Пробежав глазами короткий текст, Алина покачала головой.
— Простите, но я не стану подписывать, — сказала она.
Лицо Красько утратило доброжелательность, и он бросил косой взгляд на Гальперину.
— Позвольте узнать, почему? — поинтересовался он, пытаясь вернуть ускользающее выражение обратно на физиономию. — Нам доподлинно известно, что Борис Исаевич и с вами умудрился поругаться!
— Это не так.
— То есть?
— Ничего особенного не произошло, все в рамках общения «медсестра — пациент».
— Но, простите, ведь он наорал на вас!
Любопытно, кто мог «настучать» Красько и этой крашеной выдре о случившемся? Татьяна? Леха? Хотя Гальперин так кричал, что его вопли могли слышать и в коридоре!
— Борис Исаевич держался в рамках.
— По-моему, вы не осознаете… — начал Красько, но Алина не позволила ему продолжать.
— Я все отлично осознаю, — сказала она. — Как и Борис Исаевич. Извините, но я не смогу вам помочь!
— В чем дело? — растерянно поинтересовалась она у Мономаха, когда разъяренные посетители шумно покинули кабинет заведующего.
— В бабках, полагаю, — устало вздохнул он, взъерошив волосы пятерней. — Человек еще жив, а стервятники уже делят добычу!
— Они действительно могут признать Гальперина недееспособным?
Зав пожал плечами.
— Он — самый неприятный субъект, с которым мне приходилось иметь дело за последние лет пять, — добавил он после паузы, — но я не назвал бы его неадекватным.
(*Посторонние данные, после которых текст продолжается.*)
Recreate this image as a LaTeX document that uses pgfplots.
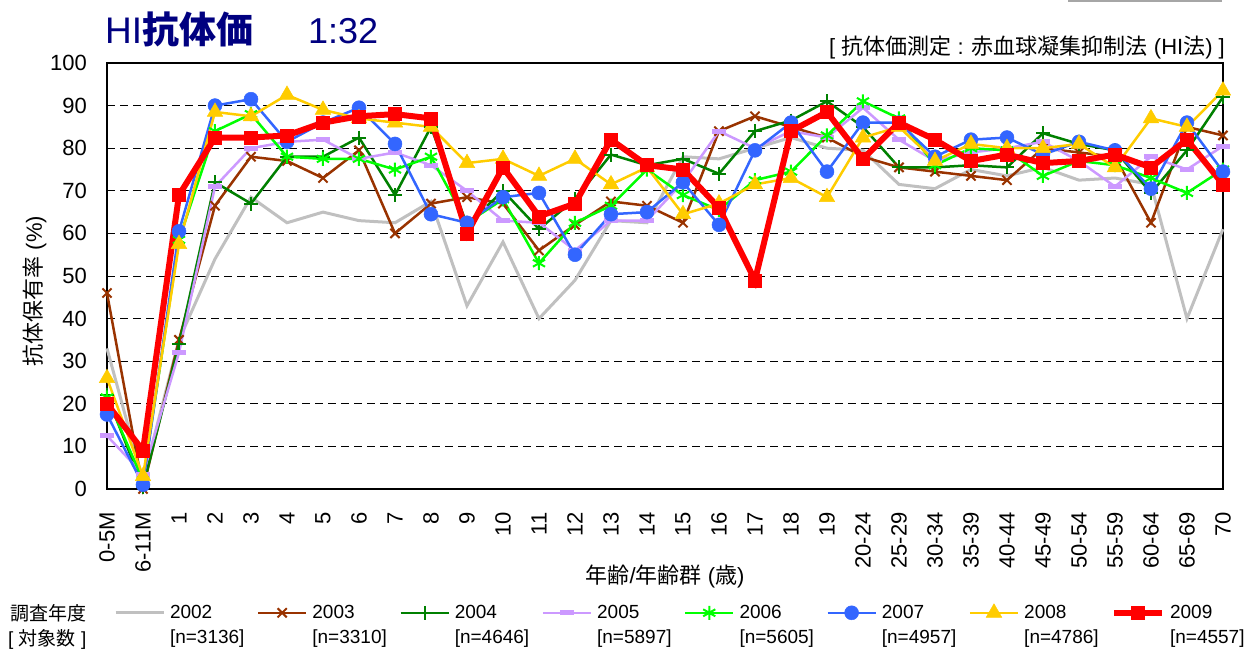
\documentclass[border=0pt]{standalone}
\usepackage{fontspec}
\setmainfont{Liberation Sans}
\newfontfamily\jp{Noto Sans CJK JP}
\usepackage{pgfplots}
\pgfplotsset{compat=1.18}
\usepackage{pgfplotstable}
\definecolor{c02}{RGB}{192,192,192}
\definecolor{c03}{RGB}{153,51,0}
\definecolor{c04}{RGB}{0,128,0}
\definecolor{c05}{RGB}{204,153,255}
\definecolor{c06}{RGB}{0,255,0}
\definecolor{c07}{RGB}{51,102,255}
\definecolor{c08}{RGB}{255,204,0}
\definecolor{c09}{RGB}{255,0,0}
\definecolor{navy}{RGB}{0,0,128}

\pgfplotstableread{
x  y02  y03  y04  y05  y06  y07  y08  y09
0  33   46   22   12.5 21.5 17.5 26   20
1  2    0    0.5  3.5  2    1    3    9
2  35   35   34   32   58.5 60.5 57.5 69
3  54   66.5 72   71   84   90   88.5 82.5
4  68.5 78   67   80   88   91.5 87.5 82.5
5  62.5 77   78   81.5 78   81.5 92.5 83
6  65   73   78   82   77.5 86   89   86
7  63   79.5 82.5 77.5 77.5 89.5 87   87.5
8  62.5 60   69   79   75   81   86   88
9  67.5 67   85   76   78   64.5 85   87
10 43   68.5 62   70   62.5 62.5 76.5 60
11 58   67   70   63   68   68.5 77.5 75.5
12 40   56   61   62.5 53   69.5 73.5 64
13 49   62   68   56   62.5 55   77.5 67
14 63   67.5 78.5 63   66.5 64.5 71.5 82
15 62.5 66.5 76   63   75   65   75.5 76
16 78   62.5 77.5 72   69   72   64.5 75
17 77.5 84   74   84   65.5 62   67   66
18 80   87.5 84   80   72.5 79.5 71.5 49
19 82.5 85   86.5 84   74.5 86   73   84
20 80   82.5 91   82.5 83   74.5 68.5 88.5
21 79.5 78   85   89.5 91   86   82.5 77.5
22 71.5 75.5 75.5 82   87   86   85   86
23 70.5 74.5 75.5 77   76   78   77   82
24 75   73.5 76   79   80   82   81   77
25 73.5 72.5 75.5 80   79.5 82.5 80   78.5
26 75.5 80   83.5 81.5 73.5 78.5 80   76.5
27 72.5 79   81   77   77   81.5 81   77
28 73   78   79.5 71   76   79.5 75.5 78.5
29 71.5 62.5 69.5 78   73   70.5 87   75.5
30 40   85   79.5 75   69.5 86   85   82
31 61   83   92   80.5 75   74.5 93.5 71.5
}\datatable

\begin{document}
\begin{tikzpicture}
\path[use as bounding box] (0,0) rectangle (1260pt,-653pt);
\begin{axis}[
  at={(107pt,-489pt)}, anchor=south west,
  width=1116pt, height=426pt, scale only axis,
  xmin=0, xmax=31, ymin=0, ymax=100,
  clip=false,
  xtick={0,...,31},
  xticklabels={0-5M,6-11M,1,2,3,4,5,6,7,8,9,10,11,12,13,14,15,16,17,18,19,20-24,25-29,30-34,35-39,40-44,45-49,50-54,55-59,60-64,65-69,70},
  ytick={0,10,...,100},
  ticklabel style={font=\fontsize{22}{26}\selectfont, /pgf/number format/assume math mode=true},
  x tick label style={rotate=90, anchor=east, inner sep=0pt},
  xticklabel shift=23pt,
  y tick label style={anchor=east, inner sep=0pt},
  yticklabel shift=20pt,
  major x tick style={draw=none},
  major y tick style={black, line width=1pt},
  major tick length=8pt,
  tick align=inside,
  ymajorgrids,
  major grid style={black, line width=1pt, dash pattern=on 8pt off 5pt},
  axis line style={black, line width=1.8pt},
  legend columns=8,
  legend style={at={(0.0063,-0.2887)}, anchor=west, draw=none, fill=none,
    inner sep=0pt, outer sep=0pt, font=\fontsize{19}{23}\selectfont,
    nodes={inner sep=0pt}, cells={anchor=center}, column sep=0pt,
    /tikz/every odd column/.style={column sep=5pt},
    /tikz/every even column/.style={column sep=44.6pt}},
  legend image code/.code={\draw[mark repeat=2,mark phase=2,#1] plot coordinates {(0pt,0pt) (24pt,0pt) (48pt,0pt)};},
]
\addplot[c02, line width=3pt] table[x=x,y=y02] {\datatable};
\addlegendentry{\rlap{\smash{\raisebox{-25pt}{[n=3136]}}}2002}
\addplot[c03, line width=2.5pt, mark=x, mark size=6.5pt, mark options={line width=2pt}] table[x=x,y=y03] {\datatable};
\addlegendentry{\rlap{\smash{\raisebox{-25pt}{[n=3310]}}}2003}
\addplot[c04, line width=2.5pt, mark=+, mark size=7pt, mark options={line width=2pt}] table[x=x,y=y04] {\datatable};
\addlegendentry{\rlap{\smash{\raisebox{-25pt}{[n=4646]}}}2004}
\addplot[c05, line width=2.5pt, mark=-, mark size=7pt, mark options={line width=5pt}] table[x=x,y=y05] {\datatable};
\addlegendentry{\rlap{\smash{\raisebox{-25pt}{[n=5897]}}}2005}
\addplot[c06, line width=2.5pt, mark=asterisk, mark size=7pt, mark options={line width=2pt}] table[x=x,y=y06] {\datatable};
\addlegendentry{\rlap{\smash{\raisebox{-25pt}{[n=5605]}}}2006}
\addplot[c07, line width=2.5pt, mark=*, mark size=7pt, mark options={line width=0.5pt}] table[x=x,y=y07] {\datatable};
\addlegendentry{\rlap{\smash{\raisebox{-25pt}{[n=4957]}}}2007}
\addplot[c08, line width=2.5pt, mark=triangle*, mark size=9pt, mark options={line width=0.5pt}] table[x=x,y=y08] {\datatable};
\addlegendentry{\rlap{\smash{\raisebox{-25pt}{[n=4786]}}}2008}
\addplot[c09, line width=6pt, mark=square*, mark size=6.5pt, mark options={line width=0.5pt}] table[x=x,y=y09] {\datatable};
\addlegendentry{\rlap{\smash{\raisebox{-25pt}{[n=4557]}}}2009}
\end{axis}
\node[anchor=base west, text=navy, font=\fontsize{37}{40}\selectfont, inner sep=0pt] at (105pt,-43pt) {HI{\jp\bfseries 抗体価}};
\node[anchor=base west, text=navy, font=\fontsize{36}{40}\selectfont, inner sep=0pt] at (308pt,-43pt) {1:32};
\node[anchor=base east, inner sep=0pt, font=\fontsize{22}{26}\selectfont] at (1225pt,-54pt) {[ {\jp 抗体価測定} : {\jp 赤血球凝集抑制法} (HI{\jp 法}) ]};
\node[rotate=90, inner sep=0pt, font=\fontsize{22}{26}\selectfont] at (35pt,-291pt) {{\jp 抗体保有率} (\%)};
\node[inner sep=0pt, font=\fontsize{22}{26}\selectfont] at (665pt,-576pt) {{\jp 年齢}/{\jp 年齢群} ({\jp 歳})};
\node[anchor=base west, inner sep=0pt, font=\fontsize{19}{23}\selectfont] at (10pt,-620pt) {{\jp 調査年度}};
\node[anchor=base west, inner sep=0pt, font=\fontsize{19}{23}\selectfont] at (8pt,-645pt) {[ {\jp 対象数} ]};
\draw[gray!70, line width=2pt] (1068pt,-1pt) -- (1222pt,-1pt);
\end{tikzpicture}
\end{document}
Ты со мной согласна?
— Абсолютно!
— Гальперин и вправду на тебя набросился?
— Я сама виновата, порезала его во время бритья.
— Да за такое убить мало!
Глаза Алины распахнулись, но тут губы зава тронула улыбка.
— Ладно, иди отсюда, — подавляя вздох, приказал он. — И не бери в голову: ты все правильно сделала… Вернее, не сделала.
Она подходила к сестринской, когда ее нагнала Гальперина.